Aug. 30th, 2007 | 10:36 pm
location: The comfy chair
mood:
contemplative
music: Jyongri-Possession
The day Kevin and I officially broke up. We were broken up before, I suppose. I didn't want to be with him anymore, he had 'realized' something that meant we couldn't be together while in Mexico. Our relationship failed. That's alright. It means I don't have another reason to hate myself for my feelings towards Clare.
If perhaps she someday stumbles upon this, she would realize my real feelings. And what a....god, why am I writing this again? Oh, yeah, I'm a girl that can't hold all her emotions in anymore. And I'm not going to go into class and scream, "Clare, I'm incredibly infatuated with you!" Yeah, let's not have that happen. Though it's hard not to comment on how good looking she is. Anyway, I hope she meets a hot guy that she can relate to.
For me? A not-fat lesbian chick would be nice. Yeah, blond or red-head. Mmmmm....I wonder if Abii is bi? Eh, she wouldn't go for me anyway. I'm not degrading myself, it's simply true. Let's see....

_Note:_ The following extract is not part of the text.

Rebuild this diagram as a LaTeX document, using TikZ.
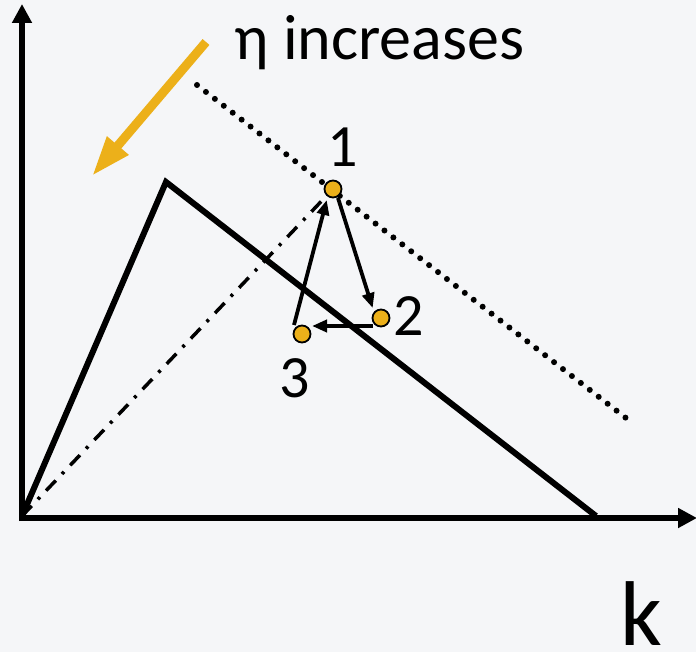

I can't say that Kevin and my breakup didn't effect me. The fact that it's what got me starting to write this journal proves that. It did. I was upset, mostly with the fact he hadn't told me himself. And...that was it. I'm pissed that he didn't have the balls to tell it to my face. I would have been much happier if he had done that. But, he didn't. I shared special moments with him and he offended me by ignoring me like he did. I was very angry with him. I will no longer be associated in the present tense concering him and his matters. I am servering my ties with such a weak man.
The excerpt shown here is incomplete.